Почему некрасивых не любят.
Кто-то должен любить некрасивых.
Вот и тащимся мы в этой компании. Хотя нас никто и не любит. Хотя и должен.
Кто-то с лютней, кто-то с со скляночкой черного молока («черное молоко рассвета мы пьем тебя ночью/ мы пьем тебя в полдень и утром мы пьем вечерами/ пьем и пьем»), кто-то налегке.
Потом увидим Дмитрия Ларионова. И его тоже позовём.
* * *
Пройти по улице ночной
без памяти, без взгляда.
Вернуться вновь к себе домой.
Оно так надо.
Помыть посуду. Закурить
и выпить чашку кофе.
Из двух колонок у двери
бормочет Нопфлер.
Пусть за окном почти х/ф,
я не пойду. Останусь.
Вот-вот закроется кафе...
сегодня — август.
Уснуть, не видя дел иных.
Не ведая о деле —
под чернь глубокой тишины
и скрип качелей…
Иная ткань небытия
возникнет как троллейбус,
всмотрись в него: там нет меня,
а облако — нелепость.
Не грусти.

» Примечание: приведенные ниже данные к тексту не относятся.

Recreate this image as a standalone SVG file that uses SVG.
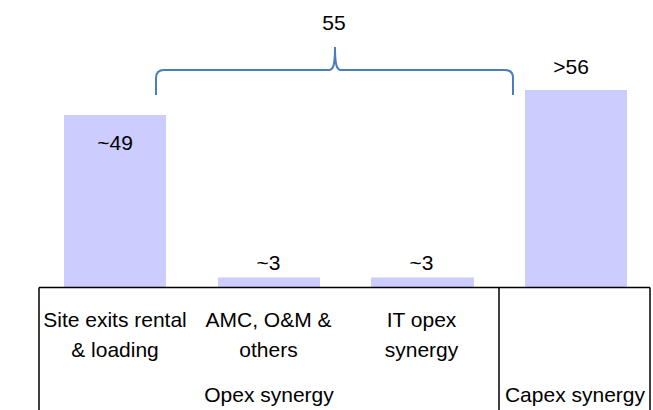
<svg xmlns="http://www.w3.org/2000/svg" width="653" height="410" viewBox="0 0 653 410">
<style>
.bar{fill:#CCCCFF;stroke:none}
.t{font-family:"Liberation Sans",Arial,sans-serif;font-size:21px;fill:#000;text-anchor:middle}
.grid{stroke:#000;stroke-width:1.5;fill:none}
.brace{stroke:#4A7EBB;stroke-width:2;fill:none}
</style>
<rect width="653" height="410" fill="#fff"/>
<g id="bar-site-exits">
<rect class="bar" x="64" y="115" width="102" height="172"/>
<text class="t" x="115" y="150">~49</text>
</g>
<g id="bar-amc">
<rect class="bar" x="218" y="277.5" width="102" height="9.5"/>
<text class="t" x="268.5" y="269.5">~3</text>
</g>
<g id="bar-it-opex">
<rect class="bar" x="371" y="277.5" width="103" height="9.5"/>
<text class="t" x="421.5" y="269.5">~3</text>
</g>
<g id="bar-capex">
<rect class="bar" x="525" y="90" width="102" height="197"/>
<text class="t" x="571" y="74">&gt;56</text>
</g>
<g id="connectors">
<path class="brace" d="M156,95 L156,78 Q156,70 164,70 L329,70 C333,70 335,66 335,47 C335,66 337,70 341,70 L505,70 Q513,70 513,78 L513,95"/>
</g>
<g id="brace-label">
<text class="t" x="334" y="29.5">55</text>
</g>
<g id="table">
<path class="grid" d="M39,287.5 L650,287.5 M39,287.5 L39,410 M499,287.5 L499,410 M650,287.5 L650,410"/>
<text class="t" x="115" y="326.5">Site exits rental</text>
<text class="t" x="115" y="356.5">&amp; loading</text>
<text class="t" x="268.5" y="326.5">AMC, O&amp;M &amp;</text>
<text class="t" x="268.5" y="356.5">others</text>
<text class="t" x="421.5" y="326.5">IT opex</text>
<text class="t" x="421.5" y="356.5">synergy</text>
<text class="t" x="269" y="401.5">Opex synergy</text>
<text class="t" x="575" y="401.5">Capex synergy</text>
</g>
</svg>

Рано или поздно все станет понятным, все встанет на свои места и выстроится в единую красивую схему, как кружева. Станет понятно, зачем все было нужно, потому что все будет правильно.
Это не я сказал. Это Льюис Кэрролл в «Алисе в стране чудес».
Так и есть.
Вышел из дома. Иду. Навстречу мать с ребенком.
Он топает, сшибая палкой листья на асфальте.
Говорит: – Дай мне последний шанс.
Она: – Нет.
Он (нараспев): – По-след-ний.
Хороший мальчик. Он-то уже знает, что ничего последнего нет.